D.C.’s favorite pastime may be brunch, when restaurants swell with Saturday and Sunday crowds looking for all varieties of eggs, avocado toast, and of course, mimosas. Chef Damian Brown turns the weekend meal on its head by offering brunch every day, all day at his new Uncaged Mimosas.
Brown’s wonderfully wacky waffle and flavor combos at Uncaged Chefs in District Heights helped catapult the comfort foods wizard into Instagram stardom, with well over 230,000 followers. Brown brings his “no rules, just good food” motto to Truxton Circle with the January opening of Uncaged Mimosas in the former Anxo Cidery space (300 Florida Ave NW).

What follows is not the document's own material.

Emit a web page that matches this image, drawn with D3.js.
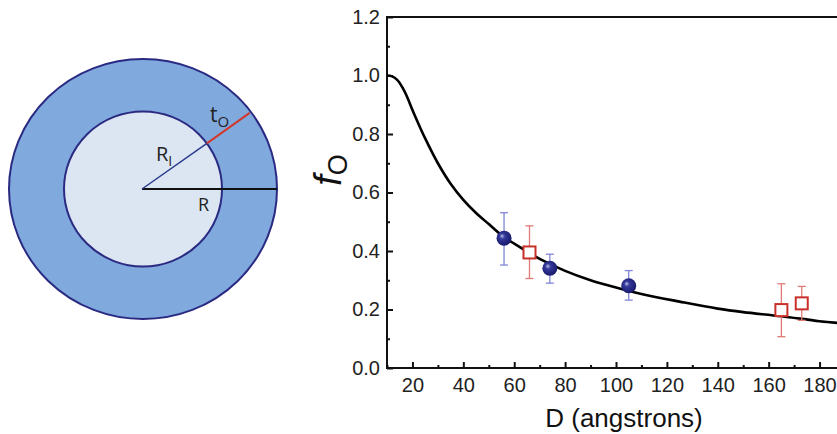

The vibrant, two-story replacement goes big on its namesake with a whopping 25 varieties in every color of the rainbow. A whimsical confetti mimosa comes with cake-flavored vodka, whipped cream topper, and a candle, or go more basic with peach or pink lemonade flavors. In lieu of a bottomless option for now, a mimosa flight allows customers to mix and match five different versions. Standard flavors are $11 and premium varieties are $14.

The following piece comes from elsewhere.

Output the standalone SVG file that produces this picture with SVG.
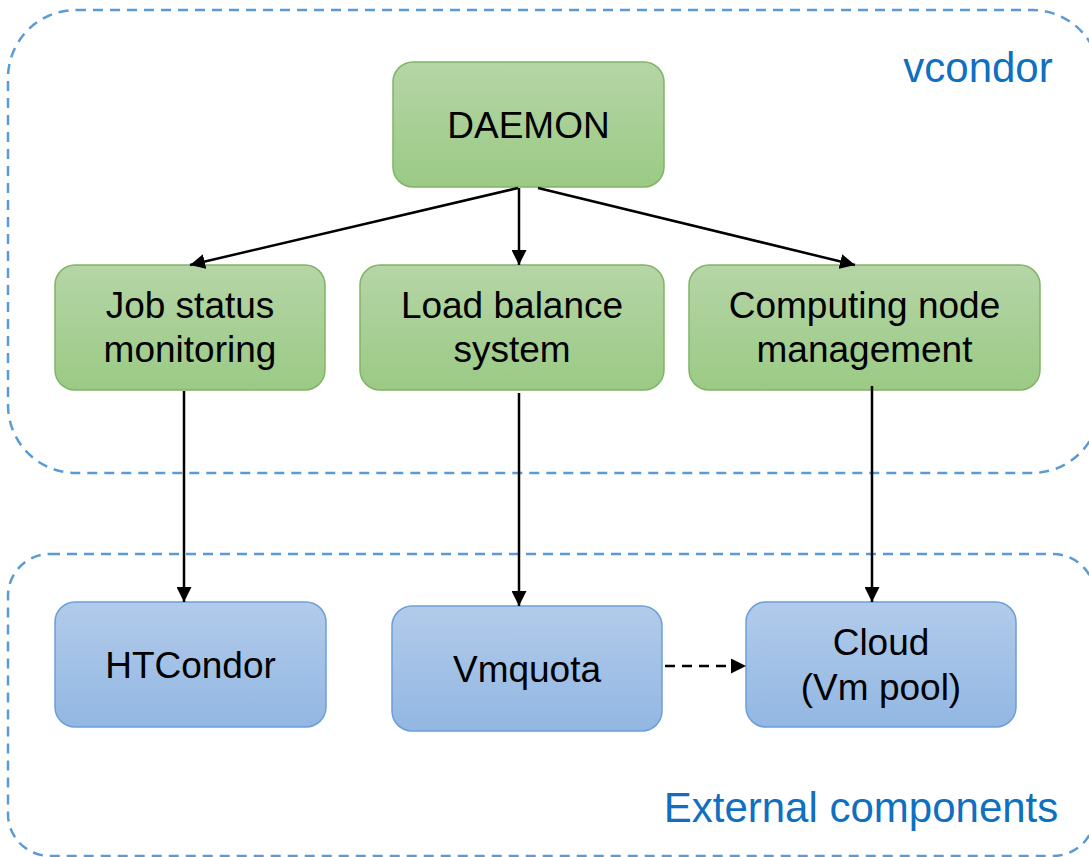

Brown’s love for bold and bright colors is also evident inside the towering brick building, with faux flowers at every turn. “Every angle is a good picture,” says Brown.
He installed the motif mostly by himself and spent over $20,000 to blanket the space with white, pink, and green vines. Pop art in the upstairs area joins neon signs saying, “This must be the place” and “You’re like really pretty.”
“I think outside the box 100 percent,” says Brown. “Never apologize for being yourself. My flavor combinations may not be traditional but I can make things taste good.”
Appetizers ($15-$20) include jerk salmon sushi with avocado and Cajun aioli, grilled oysters with a choice of jerk or garlic butter sauces, and his signature duck-fat tater tots blasted with Parmesan and rosemary with a side of Sriracha ketchup.
Entree highlights include Southern fried chicken with sweet potato pie waffle and maple black pepper syrup ($20); jerk salmon and grits with creamy Cajun sauce ($24); or red velvet pancakes with whipped cream cheese icing ($16).
For sides, tack on options like candied yams, garlic bread mac and cheese, or fried Brussels sprouts. Finish it off with desserts like banana pudding or a snickerdoodle.
Bars on each floor also whip up New Orleans-style frozen daiquiris in partnership with local Black-owned business District Daiquiri, along with a pineapple ginger mojito or a caramel apple pie mule.
While growing up in Capitol Heights, Brown says his culinary grandfather helped him fall in love with food. His expansive cooking career in D.C. has included stints at fine-dining spots Blue Duck Tavern and Fiola Mare and casual bars like Takoda.
In 2019, he broke out on his own with the opening of Uncaged Chefs as a pop-up. He eventually moved into his own space in District Heights with a bakery next door called Uncaged Desserts. Uncaged Mimosas represents his most polished project to date and first in D.C. proper.
Brown is right on brand when describing his cooking style: “uncaged and free to create what [my] heart desires.”
A grand opening is slated for Monday, February 6, and a patio will go live in the spring. For now, weekday hours kick off at 5 p.m. and weekend brunch starts at 11 a.m. Eventually, hours will stretch from 11 a.m. to 2 a.m. daily.